Timothy Tsui, chief investment officer of Hong Kong-based multi-family office Arbutus Capital Partners, said his firm had originally made such a play when entering the crypto market in 2017, but were now looking more into “arbitrage strategies.”
“We are currently doing our due diligence on two managers based in Hong Kong that are running such strategies and trying to see if there can be some investment returns generated without taking such high volatility, or in a more market-neutral type of way, in an arbitrage strategy,” Tsui said, adding that his firm is seriously considering allocating some capital to these firms to diversify its exposure.
Takatoshi Shibayama, head of sales in Apac for Copper, a crypto prime brokerage and custodial service, agreed that there has historically been a lack of alternatives to taking a long position in crypto, particularly in an investor’s ability to hedge their risk. An increase in products — such as futures, options, perpetual swaps, and derivatives — which began in 2017, has allowed more sophisticated institutional investors to enter the digital assets space.
“There are even funds that are dedicated to investing in the DeFi (decentralized finance) space. More recently, we have started to see people investing in the NFT (non-fungible token) space,” said Shibayama.
“This market has become very diversified in terms of the capital that has been allocated,” he added.
Beyond the volatility, institutional investment into digital assets has been held at bay due to three main stumbling blocks: technological understanding, the infrastructure available for trading crypto assets, and regulation. But those standards are improving, particularly in terms of regulation, according to Tuck.
But Tuck highlighted the acceptance of the industry in countries like Australia and Singapore, whose governments are now focusing on regulation rather than bans.
“That means there's a massive line of ventures applying for crypto payment licenses. And in terms of investment channels you're getting more and more traditional fund managers coming into that space. For example, Brevan Howard, a quality hedge fund, just announced a launch of a multi-strategy crypto fund,” said Tuck. “When you have something like that, then you’re going to get more and more investor money, going through such vehicles.”
He also highlighted developments in Singapore, such as DBS bank launching its own institutional crypto exchange to compete with crypto-native platforms.
Arbutus Capital’s Tsui believes, after having conversations with various family offices, that allocations to and interest in digital assets are only going to increase.
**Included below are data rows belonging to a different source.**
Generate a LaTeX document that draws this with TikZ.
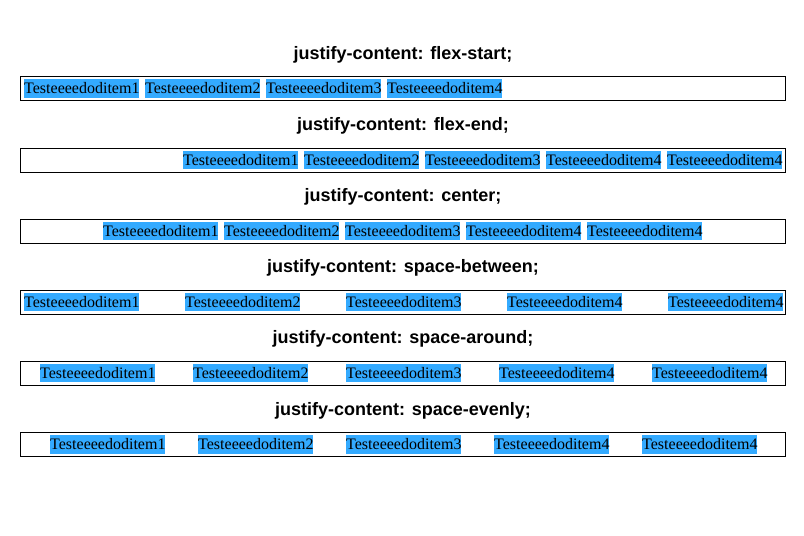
\documentclass[tikz,border=0pt]{standalone}
\usepackage{fontspec}
\setmainfont{Liberation Serif}
\newfontfamily\headfont{Liberation Sans}
\usetikzlibrary{positioning}
\definecolor{itembg}{HTML}{33AAFF}
\tikzstyle{heading} = [font=\headfont\bfseries\fontsize{18}{20}\selectfont,inner sep=0]
\tikzstyle{flexbox} = [draw,line width=1pt,minimum width=765pt,minimum height=24pt,inner sep=0]
\tikzstyle{item} = [fill=itembg,inner xsep=0,inner ysep=0,text height=14.2pt,text depth=4pt,font=\fontsize{16}{18}\selectfont,anchor=west]
\def \lbl {Testeeeedoditem}

\begin{document}
\begin{tikzpicture}[x=1pt,y=-1pt]
      \useasboundingbox (0,0) rectangle (804,536);
      % flex-start
      \node[heading] (fs-t) at (403,54.5) {justify-content: flex-start;};
      \node[flexbox] (fs) at (403,88.5) {};
      \foreach \x/\n [count=\i] in {24/1,145/2,266/3,387/4}
        \node[item] (fs\i) at (\x,88.5) {\lbl\n};
      % flex-end
      \node[heading] (fe-t) at (403,125.5) {justify-content: flex-end;};
      \node[flexbox] (fe) at (403,160) {};
      \foreach \x/\n [count=\i] in {183/1,304/2,425/3,546/4,667/4}
        \node[item] (fe\i) at (\x,160) {\lbl\n};
      % center
      \node[heading] (ce-t) at (403,196.5) {justify-content: center;};
      \node[flexbox] (ce) at (403,231) {};
      \foreach \x/\n [count=\i] in {103/1,224/2,345/3,466/4,587/4}
        \node[item] (ce\i) at (\x,231) {\lbl\n};
      % space-between
      \node[heading] (sb-t) at (403,267.5) {justify-content: space-between;};
      \node[flexbox] (sb) at (403,302) {};
      \foreach \x/\n [count=\i] in {24/1,185/2,346/3,507/4,668/4}
        \node[item] (sb\i) at (\x,302) {\lbl\n};
      % space-around
      \node[heading] (sa-t) at (403,338.5) {justify-content: space-around;};
      \node[flexbox] (sa) at (403,373) {};
      \foreach \x/\n [count=\i] in {40/1,193/2,346/3,499/4,652/4}
        \node[item] (sa\i) at (\x,373) {\lbl\n};
      % space-evenly
      \node[heading] (se-t) at (403,410.5) {justify-content: space-evenly;};
      \node[flexbox] (se) at (403,444.5) {};
      \foreach \x/\n [count=\i] in {50/1,198/2,346/3,494/4,642/4}
        \node[item] (se\i) at (\x,444.5) {\lbl\n};
    \end{tikzpicture}
\end{document}
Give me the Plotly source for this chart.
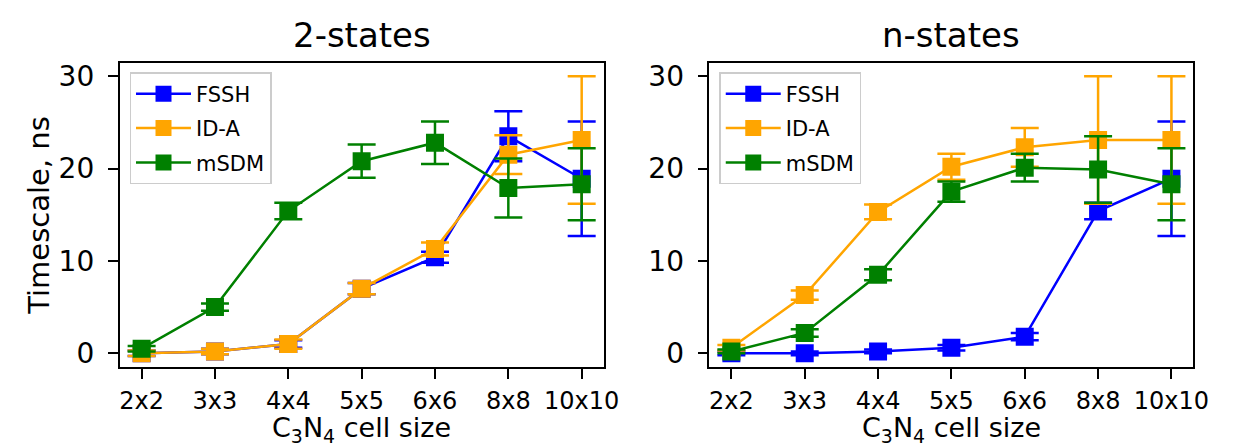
import plotly.graph_objects as go

categories = ["2x2", "3x3", "4x4", "5x5", "6x6", "8x8", "10x10"]
methods = ["FSSH", "ID-A", "mSDM"]
colors = ["#0000ff", "#ffa500", "#008000"]
y_ticks = [0, 10, 20, 30]

# 2-states panel
two_fssh = [0.0, 0.2, 1.0, 7.0, 10.4, 23.5, 18.9]
two_fssh_err = [0.3, 0.3, 0.4, 0.6, 0.6, 2.7, 6.2]
two_ida = [0.0, 0.2, 1.0, 7.0, 11.3, 21.5, 23.1]
two_ida_err = [0.3, 0.3, 0.5, 0.6, 0.7, 2.1, 6.9]
two_msdm = [0.5, 5.0, 15.4, 20.8, 22.8, 17.9, 18.3]
two_msdm_err = [0.3, 0.4, 0.9, 1.8, 2.3, 3.2, 3.9]

# n-states panel
n_fssh = [0.0, 0.0, 0.2, 0.6, 1.8, 15.4, 18.9]
n_fssh_err = [0.2, 0.2, 0.2, 0.3, 0.4, 0.9, 6.2]
n_ida = [0.6, 6.3, 15.3, 20.2, 22.3, 23.1, 23.1]
n_ida_err = [0.3, 0.5, 0.8, 1.4, 2.1, 6.9, 6.9]
n_msdm = [0.2, 2.2, 8.5, 17.5, 20.1, 19.9, 18.3]
n_msdm_err = [0.2, 0.4, 0.6, 1.1, 1.5, 3.6, 3.9]

panels = [
    ("2-states", [two_fssh, two_ida, two_msdm], [two_fssh_err, two_ida_err, two_msdm_err]),
    ("n-states", [n_fssh, n_ida, n_msdm], [n_fssh_err, n_ida_err, n_msdm_err]),
]

FONT = "DejaVu Sans"
W, H = 1235, 445


def px(X):
    return X / W


def py(Y):
    return 1 - Y / H


xdoms = [[px(113), px(603)], [px(710), px(1200)]]
ydom = [py(361), py(53)]

fig = go.Figure()
xpos = list(range(len(categories)))
for p, (title, series, errs) in enumerate(panels):
    xa = "x" if p == 0 else "x2"
    ya = "y" if p == 0 else "y2"
    lg = "legend" if p == 0 else "legend2"
    for m, name in enumerate(methods):
        fig.add_trace(go.Scatter(
            x=xpos, y=series[m], name=name, mode="lines+markers",
            xaxis=xa, yaxis=ya, legend=lg, legendgroup=f"{p}{name}",
            line=dict(color=colors[m], width=2.5),
            marker=dict(symbol="square", size=18, color=colors[m]),
            error_y=dict(type="data", array=errs[m], visible=True,
                         color=colors[m], thickness=2.5, width=14),
        ))

axis_common = dict(
    showline=True, linecolor="black", linewidth=1.6, mirror=True,
    ticks="outside", ticklen=10, tickwidth=1.6, tickcolor="black",
    showgrid=False, zeroline=False,
)

for p in range(2):
    sx = "" if p == 0 else "2"
    fig.layout["xaxis" + sx] = dict(
        axis_common, domain=xdoms[p], anchor="y" + sx,
        range=[-0.3, 6.3], tickvals=xpos, ticktext=categories,
        ticklabelstandoff=1,
        tickfont=dict(family=FONT, size=24, color="black"),
    )
    fig.layout["yaxis" + sx] = dict(
        axis_common, domain=ydom, anchor="x" + sx,
        range=[-1.5, 31.4], tickvals=y_ticks, ticklabelstandoff=8,
        tickfont=dict(family=FONT, size=28, color="black"),
    )

legend_common = dict(
    font=dict(family=FONT, size=21, color="black"),
    bgcolor="rgba(255,255,255,0.85)", bordercolor="#cccccc", borderwidth=1.5,
    xanchor="left", yanchor="top", y=py(62),
    tracegroupgap=4, itemwidth=55,
)
fig.update_layout(
    legend=dict(legend_common, x=px(123)),
    legend2=dict(legend_common, x=px(720)),
)

annotations = []
for p, (title, _, _) in enumerate(panels):
    cx = (xdoms[p][0] + xdoms[p][1]) / 2
    annotations.append(dict(
        text=title, x=cx, y=py(24), xref="paper", yref="paper",
        showarrow=False, xanchor="center", yanchor="middle",
        font=dict(family=FONT, size=34, color="black"),
    ))
    annotations.append(dict(
        text="C<sub>3</sub>N<sub>4</sub> cell size", x=cx, y=py(424),
        xref="paper", yref="paper", showarrow=False,
        xanchor="center", yanchor="middle",
        font=dict(family=FONT, size=27, color="black"),
    ))
annotations.append(dict(
    text="Timescale, ns", x=px(32), y=(ydom[0] + ydom[1]) / 2,
    xref="paper", yref="paper", showarrow=False, textangle=-90,
    xanchor="center", yanchor="middle",
    font=dict(family=FONT, size=29, color="black"),
))

fig.update_layout(
    width=W, height=H, margin=dict(l=0, r=0, t=0, b=0),
    paper_bgcolor="white", plot_bgcolor="white",
    annotations=annotations, showlegend=True,
    font=dict(family=FONT, color="black"),
)

fig.write_html("out.html")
“Family offices are getting more and more interested in this space, at least here in Hong Kong, and they're looking to allocate more either in the actual cryptocurrencies themselves, or in professionally run investment strategies within the crypto space,” said Tsui. “We’re also seeing more family offices investing directly in blockchain-related technology companies, as well as NFTs.”
“So I think interest is only going to grow, and I really do hope that larger institutions in Apac and globally also take more interest in this area, and take a look at the crypto industry very, very seriously.”